Friday, August 17, 2007

Empty Nest Syndrome

"I missed them, but of the two of us, I think it was worse for Allie. She may have been a painter, but she was first and foremost a mother, and once the kids were gone, it was like she wasn't exactly who she was anymore. At least for a while, anyway." The Wedding (Nicholas Sparks), p. 59

This week we took the last of our 4 children to boarding school. She is 12, in 8th grade, and has been more than ready to go for over a year. But, oh, it has been soooo hard letting her go. Every now and then I say (only half teasing), "Remember, Susanna, if you want to stay home, just say the word..." and I get the typical adolescent, "Mo-om!" in reply.

So now, all 4 of our children are in Senegal, DD#1 as an English teacher, and the other 3 as students (only DD#2 actually has her big sister for a class, DS will have her next year). They are absolutely thrilled to all be together, as you can imagine (altho they are not living together in one place).

I'm not handling this Empty Nest stuff very well. I've been struggling with this all summer, having bouts of depression and so on. It's not so much losing the kids; it's: what do I do with myself now? The work I did in the local church before I started home schooling is all being done by Malians now -- and that's GOOD, we are supposed to work ourselves out of a job! So now I have to find another niche for myself. It would be nice if there were an office or a school for me to go work in, but it doesn't work that way. There's plenty to be done, but you have to be somewhat of a self-starter -- and I am pretty weak in that area!

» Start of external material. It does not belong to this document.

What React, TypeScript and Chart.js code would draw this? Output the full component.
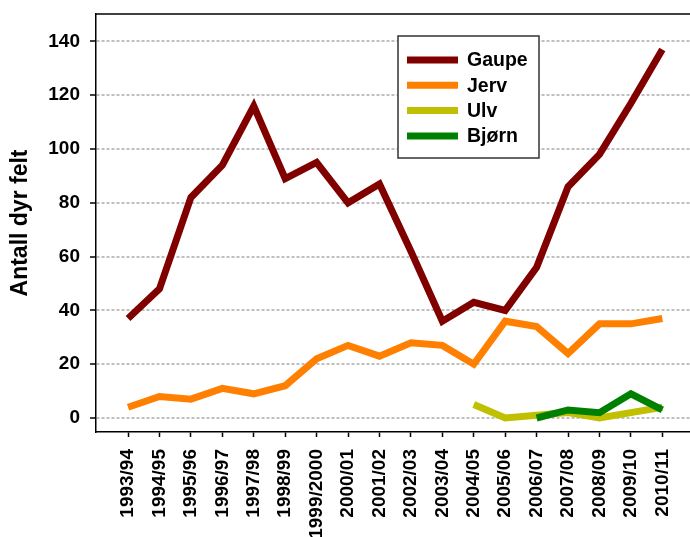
import React, { useEffect, useRef } from "react";
import { Chart, registerables } from "chart.js";

Chart.register(...registerables);

const seasons = [
  "1993/94", "1994/95", "1995/96", "1996/97", "1997/98", "1998/99", "1999/2000",
  "2000/01", "2001/02", "2002/03", "2003/04", "2004/05", "2005/06", "2006/07",
  "2007/08", "2008/09", "2009/10", "2010/11",
];
const gaupe = [37, 48, 82, 94, 116, 89, 95, 80, 87, 62, 36, 43, 40, 56, 86, 98, 117, 137];
const jerv = [4, 8, 7, 11, 9, 12, 22, 27, 23, 28, 27, 20, 36, 34, 24, 35, 35, 37];
const ulv = [null, null, null, null, null, null, null, null, null, null, null, 5, 0, 1, 2, 0, 2, 4];
const bjorn = [null, null, null, null, null, null, null, null, null, null, null, null, null, 0, 3, 2, 9, 3];
const yTicks = [0, 20, 40, 60, 80, 100, 120, 140];
const yTitle = "Antall dyr felt";

const FONT = "'Liberation Sans', Arial, Helvetica, sans-serif";

const toPts = (arr: (number | null)[]) => arr.map((v, i) => ({ x: i, y: v }));

const boxPlugin = {
  id: "boxPlugin",
  beforeDatasetsDraw(chart: any) {
    const { ctx, chartArea } = chart;
    ctx.save();
    ctx.strokeStyle = "#000";
    ctx.lineWidth = 1.5;
    ctx.beginPath();
    ctx.moveTo(chartArea.left, chartArea.top);
    ctx.lineTo(chartArea.right, chartArea.top);
    ctx.stroke();
    ctx.restore();
  },
  afterDraw(chart: any) {
    const { ctx } = chart;
    const x0 = 398, y0 = 36, w = 141, h = 122;
    ctx.save();
    ctx.fillStyle = "#fff";
    ctx.fillRect(x0, y0, w, h);
    ctx.strokeStyle = "#333";
    ctx.lineWidth = 1.5;
    ctx.strokeRect(x0, y0, w, h);
    const dsList = chart.data.datasets;
    dsList.forEach((ds: any, i: number) => {
      const cy = 60 + i * 25.3;
      ctx.strokeStyle = ds.borderColor;
      ctx.lineWidth = 7;
      ctx.lineCap = "butt";
      ctx.beginPath();
      ctx.moveTo(407, cy);
      ctx.lineTo(458, cy);
      ctx.stroke();
      ctx.fillStyle = "#000";
      ctx.font = `bold 19.5px ${FONT}`;
      ctx.textBaseline = "middle";
      ctx.textAlign = "left";
      ctx.fillText(ds.label, 467, cy + 1);
    });
    ctx.restore();
  },
};

export default function App() {
  const ref = useRef<HTMLCanvasElement | null>(null);
  useEffect(() => {
    if (!ref.current) return;
    const mk = (label: string, data: (number | null)[], color: string, order: number) => ({
      label,
      data: toPts(data),
      borderColor: color,
      backgroundColor: color,
      borderWidth: 7,
      pointRadius: 0,
      borderJoinStyle: "miter" as const,
      borderCapStyle: "butt" as const,
      tension: 0,
      spanGaps: false,
      order,
    });
    const chart = new Chart(ref.current, {
      type: "line",
      data: {
        datasets: [
          mk("Gaupe", gaupe, "#800000", 4),
          mk("Jerv", jerv, "#ff8000", 3),
          mk("Ulv", ulv, "#c0c000", 2),
          mk("Bjørn", bjorn, "#008000", 1),
        ],
      },
      options: {
        animation: false,
        responsive: false,
        devicePixelRatio: 1,
        layout: { padding: { top: 14, left: 0, right: 0, bottom: 0 } },
        plugins: { legend: { display: false }, tooltip: { enabled: false } },
        scales: {
          x: {
            type: "linear",
            min: -1.02,
            max: 17.88,
            afterBuildTicks: (s: any) => {
              s.ticks = seasons.map((_, i) => ({ value: i }));
            },
            afterFit: (s: any) => {
              s.height = 105;
              s.paddingLeft = 0;
              s.paddingRight = 0;
              s.paddingTop = 0;
              s.paddingBottom = 0;
            },
            grid: {
              drawOnChartArea: false,
              drawTicks: true,
              tickLength: 5,
              tickColor: "#000",
              tickWidth: 1.5,
            },
            border: { display: true, color: "#000", width: 1.5 },
            ticks: {
              autoSkip: false,
              minRotation: 90,
              maxRotation: 90,
              padding: 12,
              color: "#000",
              font: { family: FONT, size: 19, weight: "bold" },
              callback: (v: any) => seasons[v] ?? "",
            },
          },
          y: {
            type: "linear",
            min: -5.2,
            max: 150.2,
            afterBuildTicks: (s: any) => {
              s.ticks = yTicks.map((v) => ({ value: v }));
            },
            afterFit: (s: any) => {
              s.width = 96;
              s.paddingLeft = 0;
              s.paddingRight = 0;
              s.paddingTop = 0;
              s.paddingBottom = 0;
            },
            grid: {
              drawOnChartArea: true,
              color: "#bfbfbf",
              lineWidth: 2,
              drawTicks: true,
              tickLength: 6,
              tickColor: "#000",
              tickWidth: 1.5,
              tickBorderDash: [],
            } as any,
            border: { display: true, color: "#000", width: 1.5, dash: [3, 2] },
            ticks: {
              padding: 10,
              color: "#000",
              font: { family: FONT, size: 19, weight: "bold" },
            },
            title: {
              display: true,
              text: yTitle,
              color: "#000",
              padding: { top: 7, bottom: 0 },
              font: { family: FONT, size: 23, weight: "bold" },
            },
          },
        },
      },
      plugins: [boxPlugin],
    });
    return () => chart.destroy();
  }, []);
  return (
    <div style={{ position: "fixed", left: 0, top: 0, width: 690, height: 537, background: "#fff" }}>
      <canvas ref={ref} width={690} height={537} style={{ width: 690, height: 537, display: "block" }} />
    </div>
  );
}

I've started making lists of things I can do. But I don't want this to be just 'busy work.' And I don't want to do things which a local person could do, thus depriving them of a job/ministry. I plan to spend more time traveling with Jim on his many bush trips, and he will be glad have to have me with him. I may also have to start studying the Fulani language. I don't expect to become fluent (after 9 years he is not), but people always appreciate that you make the effort and it builds bridges.

On the other hand, having left off the kids... maybe it IS about losing them!

1 comment:

Lauren M. said...

Who I am without my children "needing" me or wanting me to be their mother in the same ways I was for years is a question that I can only face in small increments now and then (especially since I worked really hard at being a good mother!) In my head, I am still the mother of 3 young children born within 4 years of each other. In reality, my baby is 18, and my students at school (and even the new teachers) think I'm old! It's much harder to be the parent of young adult children because I have so much less control. Truly letting go of them and letting them learn lessons and live their lives their way is HARD! I'm not crazy or even not needed or wanted; I'm traveling the path that women have traveled for centuries. It's like menopause--no matter how much you hear about it, nothing prepares you for it.